How about the interview with Miss South Carolina in the Teen USA competition that blew up on YouTube when she was asked why she thought 1 out of five Americans couldn’t locate the USA on a map?
Let me just refresh your memory on this one. It’s worth your time. It went a little something like this… (insert “valley girl” voice…or the great voiceover used for the honey badger on YouTube-narrated by Randall)
“I personally believe that US Americans (??) are unable to do so because some people out there in our nation don’t have maps…and our education like such as in South Africa and “the” Iraq and everywhere like such as…I believe the education..over here should help South Africa and should help “the” Iraq and the Aisians….”
Wow…completely cringe worthy.
The question is why do these silly pageants insist on torturing these girls with questions about current events when they are merely showing up for people to tell them how pretty they are and how sparkly their dress is? Does it really matter? Do we really give a rat’s ass if she believes in any kind of equality beyond how many parts peroxide to parts hair dye?
I mean, believe you me, I get all kinds of satisfaction watching the wheels fall off all the while knowing I’ve been there in some form but know better than to “be there” on national television. BUT, I don’t think it’s exactly fitting for the questions to be about the things these girls couldn’t learn in the week prior to the pageant by reading vocabulary notecards in their dressing rooms while spray gluing their bathing suits to their asses.
It might be good to begin to move away from the unknown and move to something they just may be able to speak to.
- Please give an expository speech on how to put on fake eyelashes. (that’s challenging)
- Your state just outlawed spray tans. What steps would you take to reinstate this mandatory want?
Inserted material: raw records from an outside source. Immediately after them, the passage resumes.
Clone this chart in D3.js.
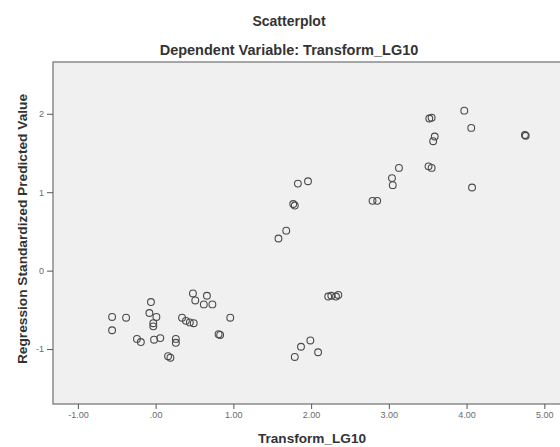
<!DOCTYPE html>
<html>
<head>
<meta charset="utf-8">
<script src="https://cdn.jsdelivr.net/npm/d3@7"></script>
<style>
  body { margin: 0; background: #fff; }
  text { font-family: "Liberation Sans", Arial, sans-serif; }
</style>
</head>
<body>
<div id="chart"></div>
<script>
// values
var xValues = [-0.56, -0.38, -0.56, -0.24, -0.19, -0.06, -0.08, 0.01, -0.03, -0.03,
               -0.02, 0.06, 0.16, 0.19, 0.26, 0.26, 0.34, 0.39, 0.44, 0.49,
               0.48, 0.51, 0.66, 0.62, 0.73, 0.81, 0.83, 0.96,
               1.58, 1.68, 1.77, 1.79, 1.83, 1.96, 2.22, 2.26, 2.35, 2.32,
               1.99, 1.87, 2.09, 1.79, 2.79, 2.85,
               3.04, 3.05, 3.13, 3.51, 3.55, 3.52, 3.55, 3.59, 3.57,
               3.97, 4.06, 4.07, 4.76, 4.75];
var yValues = [-0.59, -0.60, -0.76, -0.87, -0.91, -0.40, -0.54, -0.59, -0.67, -0.71,
               -0.88, -0.86, -1.09, -1.11, -0.87, -0.92, -0.60, -0.64, -0.66, -0.67,
               -0.29, -0.38, -0.32, -0.43, -0.43, -0.81, -0.82, -0.60,
               0.41, 0.51, 0.85, 0.83, 1.11, 1.14, -0.33, -0.32, -0.31, -0.33,
               -0.89, -0.97, -1.04, -1.10, 0.89, 0.89,
               1.18, 1.09, 1.31, 1.33, 1.31, 1.94, 1.95, 1.71, 1.65,
               2.04, 1.82, 1.06, 1.72, 1.73];
var xTicks = [-1, 0, 1, 2, 3, 4, 5];
var xTickLabels = ["-1.00", ".00", "1.00", "2.00", "3.00", "4.00", "5.00"];
var yTicks = [-1, 0, 1, 2];
var yTickLabels = ["-1", "0", "1", "2"];

var data = xValues.map(function(d, i) { return {x: d, y: yValues[i]}; });

// set the dimensions and margins of the graph
// (the frame runs just past the right edge, as in the reference)
var margin = {top: 62, right: -3, bottom: 43, left: 53},
    width = 560 - margin.left - margin.right,
    height = 447 - margin.top - margin.bottom;

var svgRoot = d3.select("#chart")
  .append("svg")
    .attr("width", 560)
    .attr("height", 447);

var svg = svgRoot.append("g")
    .attr("transform", `translate(${margin.left},${margin.top})`);

const x = d3.scaleLinear()
  .domain([-1.32, 5.24])
  .range([0, width]);

const y = d3.scaleLinear()
  .domain([-1.70, 2.66])
  .range([height, 0]);

// plot background and frame
svg.append("rect")
  .attr("width", width)
  .attr("height", height)
  .attr("fill", "#f0f0f0")
  .attr("stroke", "#7a7a7a")
  .attr("stroke-width", 1.3);

// X axis
var xAxis = svg.append("g")
  .attr("transform", `translate(0, ${height})`)
  .call(d3.axisBottom(x).tickValues(xTicks).tickSize(5).tickPadding(3)
    .tickFormat(function(d, i) { return xTickLabels[i]; }));
xAxis.select(".domain").remove();
xAxis.selectAll("line").attr("stroke", "#555");
xAxis.selectAll("text")
  .style("font-size", "9px")
  .attr("fill", "#6a6a6a");

// Y axis
var yAxis = svg.append("g")
  .call(d3.axisLeft(y).tickValues(yTicks).tickSize(6).tickPadding(3)
    .tickFormat(function(d, i) { return yTickLabels[i]; }));
yAxis.select(".domain").remove();
yAxis.selectAll("line").attr("stroke", "#555");
yAxis.selectAll("text")
  .style("font-size", "9px")
  .attr("fill", "#6a6a6a");

// points
svg.selectAll("circle")
  .data(data)
  .join("circle")
    .attr("cx", d => x(d.x))
    .attr("cy", d => y(d.y))
    .attr("r", 3.4)
    .attr("fill", "none")
    .attr("stroke", "#4a4a4a")
    .attr("stroke-width", 1.1);

// titles
svgRoot.append("text")
  .attr("x", 289)
  .attr("y", 26)
  .attr("text-anchor", "middle")
  .style("font-size", "14px")
  .style("font-weight", "bold")
  .attr("fill", "#333")
  .text("Scatterplot");

svgRoot.append("text")
  .attr("x", 289)
  .attr("y", 55)
  .attr("text-anchor", "middle")
  .style("font-size", "14.5px")
  .style("font-weight", "bold")
  .attr("fill", "#333")
  .text("Dependent Variable: Transform_LG10");

svgRoot.append("text")
  .attr("x", 312)
  .attr("y", 443)
  .attr("text-anchor", "middle")
  .style("font-size", "13.6px")
  .style("font-weight", "bold")
  .attr("fill", "#333")
  .text("Transform_LG10");

svgRoot.append("text")
  .attr("transform", "translate(26.5, 229) rotate(-90)")
  .attr("text-anchor", "middle")
  .style("font-size", "13.7px")
  .style("font-weight", "bold")
  .attr("fill", "#333")
  .text("Regression Standardized Predicted Value");
</script>
</body>
</html>
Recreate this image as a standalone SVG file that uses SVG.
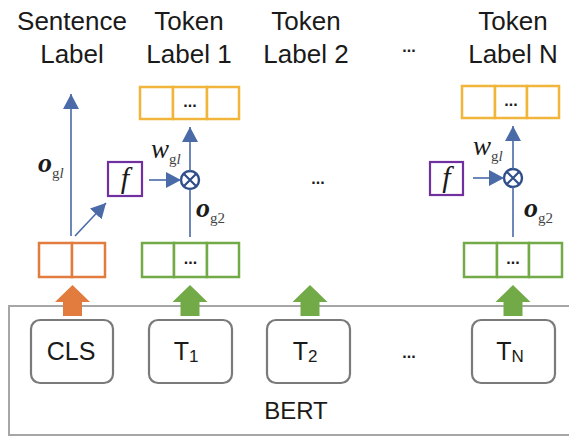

- Have you ever been bitch slapped during a competition, and if so what would your plan of action be to prevent it from ever happening again?
Now, these seem to me a little more pageant appropriate.
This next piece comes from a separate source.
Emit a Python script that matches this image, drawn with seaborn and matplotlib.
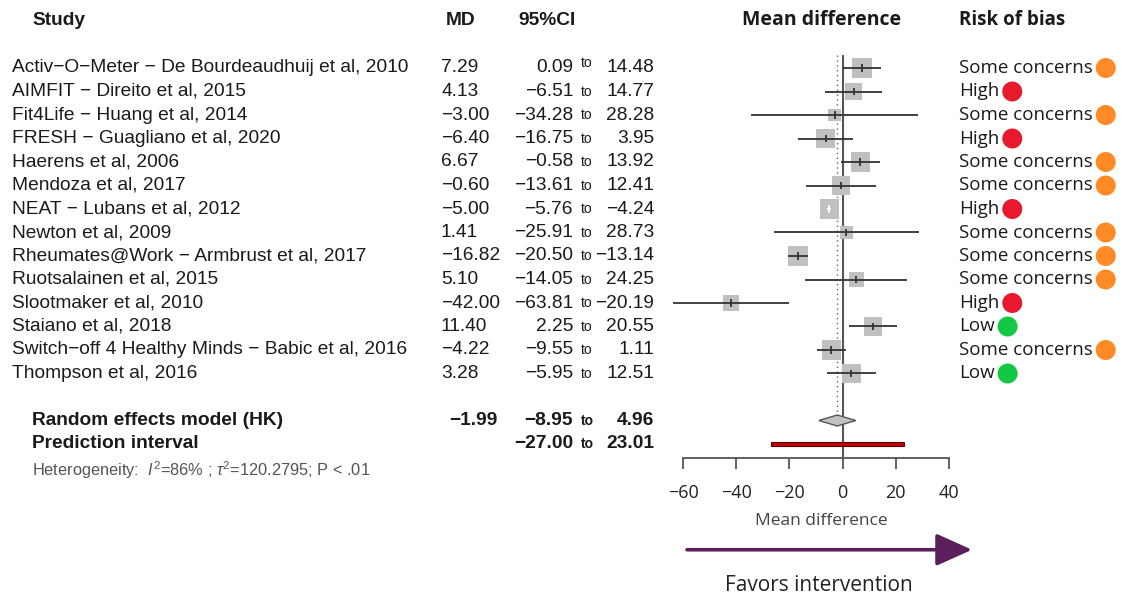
import numpy as np
import pandas as pd
import matplotlib
matplotlib.use("Agg")
import matplotlib.pyplot as plt
import matplotlib.transforms as mtransforms
import seaborn as sns

# ---------------- data ----------------
studies = [
    "Activ−O−Meter − De Bourdeaudhuij et al, 2010",
    "AIMFIT − Direito et al, 2015",
    "Fit4Life − Huang et al, 2014",
    "FRESH − Guagliano et al, 2020",
    "Haerens et al, 2006",
    "Mendoza et al, 2017",
    "NEAT − Lubans et al, 2012",
    "Newton et al, 2009",
    "Rheumates@Work − Armbrust et al, 2017",
    "Ruotsalainen et al, 2015",
    "Slootmaker et al, 2010",
    "Staiano et al, 2018",
    "Switch−off 4 Healthy Minds − Babic et al, 2016",
    "Thompson et al, 2016",
]
md = [7.29, 4.13, -3.00, -6.40, 6.67, -0.60, -5.00, 1.41, -16.82, 5.10, -42.00, 11.40, -4.22, 3.28]
ci_low = [0.09, -6.51, -34.28, -16.75, -0.58, -13.61, -5.76, -25.91, -20.50, -14.05, -63.81, 2.25, -9.55, -5.95]
ci_high = [14.48, 14.77, 28.28, 3.95, 13.92, 12.41, -4.24, 28.73, -13.14, 24.25, -20.19, 20.55, 1.11, 12.51]
weights = [8.4, 7.2, 3.5, 7.8, 8.4, 7.5, 8.4, 3.9, 9.6, 5.4, 5.4, 7.8, 8.9, 8.0]
risk = ["Some concerns", "High", "Some concerns", "High", "Some concerns", "Some concerns", "High",
        "Some concerns", "Some concerns", "Some concerns", "High", "Low", "Some concerns", "Low"]
re_md, re_low, re_high = -1.99, -8.95, 4.96
pi_low, pi_high = -27.00, 23.01
x_ticks = [-60, -40, -20, 0, 20, 40]
heterogeneity = r"Heterogeneity:  $I^2$=86% ; $\tau^2$=120.2795; P < .01"
risk_colors = {"Some concerns": "#ff8a26", "High": "#e8192c", "Low": "#12c844"}

# ---------------- style ----------------
sns.set_theme(style="white")
plt.rcParams["font.family"] = ["Liberation Sans", "DejaVu Sans"]
plt.rcParams["mathtext.fontset"] = "custom"
plt.rcParams["mathtext.rm"] = "Liberation Sans"
plt.rcParams["mathtext.it"] = "Liberation Sans:italic"
plt.rcParams["mathtext.bf"] = "Liberation Sans:bold"
OPEN = ["Open Sans", "DejaVu Sans"]

W, H = 1124, 600
fig = plt.figure(figsize=(W / 100, H / 100), dpi=100)
fig.patch.set_facecolor("white")
ax = fig.add_axes([0, 0, 1, 1])
ax.set_facecolor("none")
PX = 2.66          # pixels per MD unit
ROW = 23.5         # pixels per row
X0 = -60 - 683 / PX
ax.set_xlim(X0, X0 + W / PX)
ax.set_ylim((H - 68) / ROW, -68 / ROW)

def fx(px):
    return px / W

bt = mtransforms.blended_transform_factory(ax.transAxes, ax.transData)

n = len(studies)
rows = np.arange(n)
df = pd.DataFrame({"study": studies, "md": md, "lo": ci_low, "hi": ci_high,
                   "w": weights, "risk": risk, "row": rows})

# ---------------- forest ----------------
ax.vlines(0, -0.55, 16.6, color="#555555", lw=1.5, zorder=1)
ax.vlines(re_md, -0.55, 14.75, color="#666666", lw=1.0, linestyles=(0, (1, 2.5)), zorder=1)

wmax = max(weights)
sns.scatterplot(data=df, x="md", y="row", size="w", sizes=(0, 22.5 * wmax), size_norm=(0, wmax),
                marker="s", color="#c0c0c0", edgecolor="none", linewidth=0, legend=False,
                ax=ax, zorder=2)

side_px = 6.46 * np.sqrt(np.array(weights))
width_px = (np.array(ci_high) - np.array(ci_low)) * PX
line_cols = ["white" if wp < 0.9 * sp else "#333333" for wp, sp in zip(width_px, side_px)]
ax.hlines(rows, ci_low, ci_high, colors=line_cols, lw=1.3, zorder=3)
ax.scatter(md, rows, marker="|", s=30, c=line_cols, linewidths=1.3, zorder=4)

# summary diamond
dh = 5.5 / ROW
ax.fill([re_low, re_md, re_high, re_md], [15, 15 - dh, 15, 15 + dh],
        facecolor="#c2c2c2", edgecolor="#555555", lw=1.0, zorder=3)
# prediction interval
ax.barh(16, pi_high - pi_low, left=pi_low, height=4.5 / ROW, color="#c00000",
        edgecolor="#5a0000", lw=0.8, zorder=3)

# x axis
for s in ["top", "right", "left"]:
    ax.spines[s].set_visible(False)
ax.spines["bottom"].set_position(("data", 16.6))
ax.spines["bottom"].set_bounds(-60, 40)
ax.spines["bottom"].set_color("#555555")
ax.spines["bottom"].set_linewidth(1.3)
ax.set_xticks(x_ticks)
ax.set_yticks([])
ax.tick_params(axis="x", direction="out", length=8, width=1.3, color="#555555",
               labelsize=13, pad=11, labelcolor="#222222", bottom=True)
for lab in ax.get_xticklabels():
    lab.set_family(OPEN)
ax.text(-8, 19.28, "Mean difference", transform=ax.transData, ha="center", va="center",
        fontsize=12.5, color="#444444", family=OPEN)

# favours arrow
ax.annotate("", xy=(fx(972), 20.5), xytext=(fx(687), 20.5), xycoords=bt, textcoords=bt,
            arrowprops=dict(arrowstyle="-|>,head_length=1.0,head_width=0.45", lw=2.6,
                            color="#5b1f5c", mutation_scale=22, shrinkA=0, shrinkB=0))
ax.text(-9, 22.04, "Favors intervention", ha="center", va="center", fontsize=15,
        color="#222222", family=OPEN)

# ---------------- text columns ----------------
fs = 13.8
tc = "#1a1a1a"
hy = -2.04
XMD, XLO, XTO, XHI = 441, 573, 587, 654
ax.text(fx(32), hy, "Study", transform=bt, fontsize=fs, weight="bold", va="center", color=tc)
ax.text(fx(446), hy, "MD", transform=bt, fontsize=fs, weight="bold", va="center", color=tc)
ax.text(fx(518), hy, "95%CI", transform=bt, fontsize=fs, weight="bold", va="center", color=tc)
ax.text(-8, hy, "Mean difference", fontsize=14, weight="bold", ha="center", va="center",
        color=tc, family=OPEN)
ax.text(fx(959), hy, "Risk of bias", transform=bt, fontsize=13.5, weight="bold", va="center",
        color=tc, family=OPEN)

def fmt(v):
    return f"{v:.2f}".replace("-", "−")

for i in range(n):
    ax.text(fx(12), i, studies[i], transform=bt, fontsize=fs, va="center", color=tc)
    ax.text(fx(XMD), i, fmt(md[i]), transform=bt, fontsize=fs, va="center", color=tc)
    ax.text(fx(XLO), i, fmt(ci_low[i]), transform=bt, fontsize=fs, va="center", ha="right", color=tc)
    ax.text(fx(XTO), i + (-0.2 if i == 0 else 0.02), "to", transform=bt, fontsize=10,
            va="center", ha="center", color=tc)
    ax.text(fx(XHI), i, fmt(ci_high[i]), transform=bt, fontsize=fs, va="center", ha="right", color=tc)

ax.text(fx(32), 15, "Random effects model (HK)", transform=bt, fontsize=fs, weight="bold", va="center", color=tc)
ax.text(fx(498), 15, fmt(re_md), transform=bt, fontsize=fs, weight="bold", va="center", ha="right", color=tc)
ax.text(fx(XLO), 15, fmt(re_low), transform=bt, fontsize=fs, weight="bold", va="center", ha="right", color=tc)
ax.text(fx(XTO), 15.02, "to", transform=bt, fontsize=10, weight="bold", va="center", ha="center", color=tc)
ax.text(fx(XHI), 15, fmt(re_high), transform=bt, fontsize=fs, weight="bold", va="center", ha="right", color=tc)
ax.text(fx(32), 16, "Prediction interval", transform=bt, fontsize=fs, weight="bold", va="center", color=tc)
ax.text(fx(XLO), 16, fmt(pi_low), transform=bt, fontsize=fs, weight="bold", va="center", ha="right", color=tc)
ax.text(fx(XTO), 16.02, "to", transform=bt, fontsize=10, weight="bold", va="center", ha="center", color=tc)
ax.text(fx(XHI), 16, fmt(pi_high), transform=bt, fontsize=fs, weight="bold", va="center", ha="right", color=tc)
ax.text(fx(32), 17.1, heterogeneity, transform=bt, fontsize=11.8, va="center", color="#555555")

# risk of bias column
rtexts = [ax.text(fx(959), i, risk[i], transform=bt, fontsize=13.5, va="center", color=tc, family=OPEN)
          for i in range(n)]
fig.canvas.draw()
renderer = fig.canvas.get_renderer()
inv = ax.transData.inverted()
cx = []
for t in rtexts:
    bb = t.get_window_extent(renderer)
    cx.append(inv.transform((bb.x1 + 3 + 10, 0))[0])
df["cx"] = cx
sns.scatterplot(data=df, x="cx", y="row", hue="risk", palette=risk_colors, s=207,
                edgecolor="none", linewidth=0, legend=False, ax=ax, zorder=3)
ax.set_xlabel("")
ax.set_ylabel("")
ax.set_xlim(X0, X0 + W / PX)
ax.set_ylim((H - 68) / ROW, -68 / ROW)

fig.savefig("out.png", dpi=100, facecolor="white")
These pageants do, however, ultimately entertain and that’s what people want. Watching the faces of the runners-up as they get swept off the stage like a prop change for the next scene of a play no longer necessary nor useful to those that remain front and center is continually priceless and rewarding as well as watching last years news attempt to secure a gigantic four pound crown to the next victim as she shakes and waves and acts like she just received the Nobel Prize for discovering the cure for cancer.